5. Closing Paragraph
End by reiterating your enthusiasm for the new role and offering to discuss how you can support team goals in a brief meeting. Include a polite call to action with your availability for a conversation.
6. Signature
Sign off with a professional closing such as "Sincerely" followed by your full name and current title. Add your phone number and email below your name to make it easy for the reader to reach you.
Dos and Don'ts
Do open with a clear statement of the promotion you want and your current role. This helps the reader immediately understand your intent.
Do highlight one or two measurable achievements that show impact and leadership potential. Use numbers and timeframes to make the results concrete.
Do connect your accomplishments to the responsibilities of the promoted role. Explain how your skills will translate to greater scope.
Do keep the letter concise and focused on relevance to the promotion decision. Aim for three short paragraphs that complement your resume.
Do proofread for tone and accuracy and ask a trusted colleague for feedback. A quick review can catch unclear phrasing or mismatched facts.
Don't repeat your resume line by line or paste full project reports into the letter. The cover letter should add context, not duplicate content.
Don't use vague praise or clichés about being a team player without examples. Give a brief example that illustrates the claim.
Don't list every task you have done in your current job as if more tasks equal promotion readiness. Focus on outcomes and leadership behaviors.
Don't make entitlement statements about the promotion or pressure your manager with ultimatums. Keep the tone confident and collaborative.

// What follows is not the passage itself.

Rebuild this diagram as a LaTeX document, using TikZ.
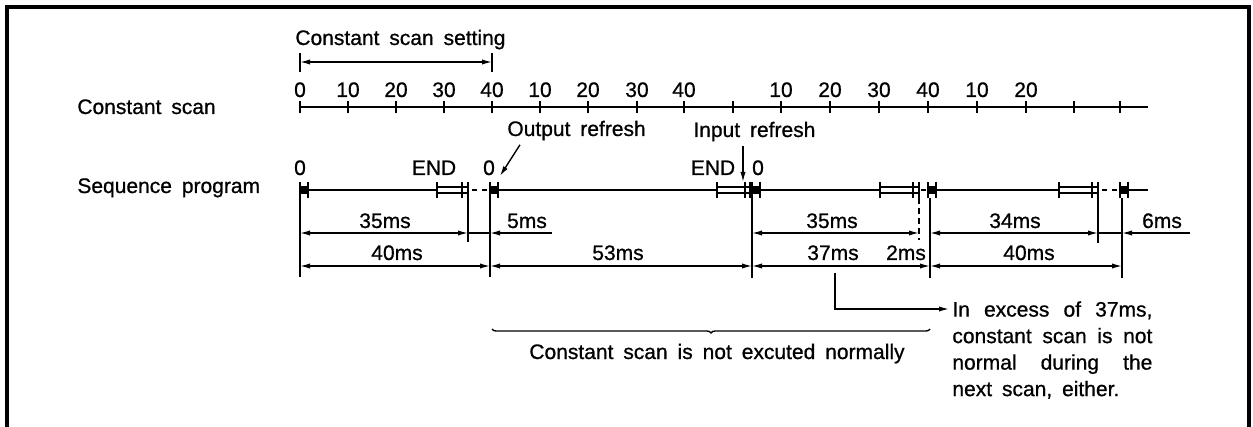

Don't include confidential figures or internal projections that you are not allowed to share. Stick to public or approved metrics and results.
Common Mistakes to Avoid
Focusing only on duties rather than results makes the case weak and hard to compare. Show how your work moved a metric or improved a process instead.

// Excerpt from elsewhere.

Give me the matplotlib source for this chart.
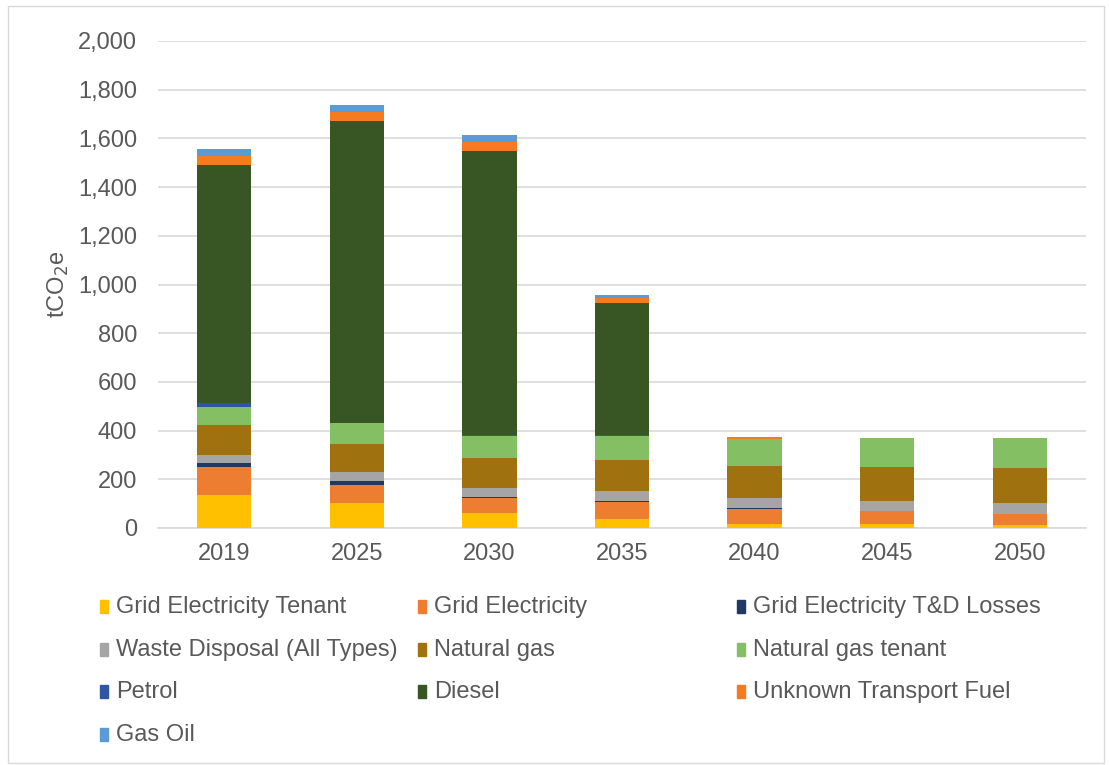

Using generic language or empty adjectives dilutes your message and makes it forgettable. Replace vague words with specific examples and numbers.
Failing to tie accomplishments to the promoted role leaves the reader wondering why you should move up. Spell out which responsibilities you have already handled and which you want next.
Submitting the same cover letter for different teams or roles can feel lazy and reduce your chances. Tailor each letter to the audience and the role’s priorities.
Practical Writing Tips & Customization Guide
Frame one achievement as a short case study with the challenge, your action, and the measurable outcome. This structure makes impact easy to scan.
If you led cross-functional work, name the teams you collaborated with and the leadership behaviors you used. That shows you can operate at higher levels.
Keep tone upward-looking and solution oriented by proposing one idea you would bring to the role. A single well-formed suggestion shows initiative without overstepping.
Use active verbs and concise phrasing to keep the letter energetic and easy to read. Replace long clauses with short sentences that highlight impact.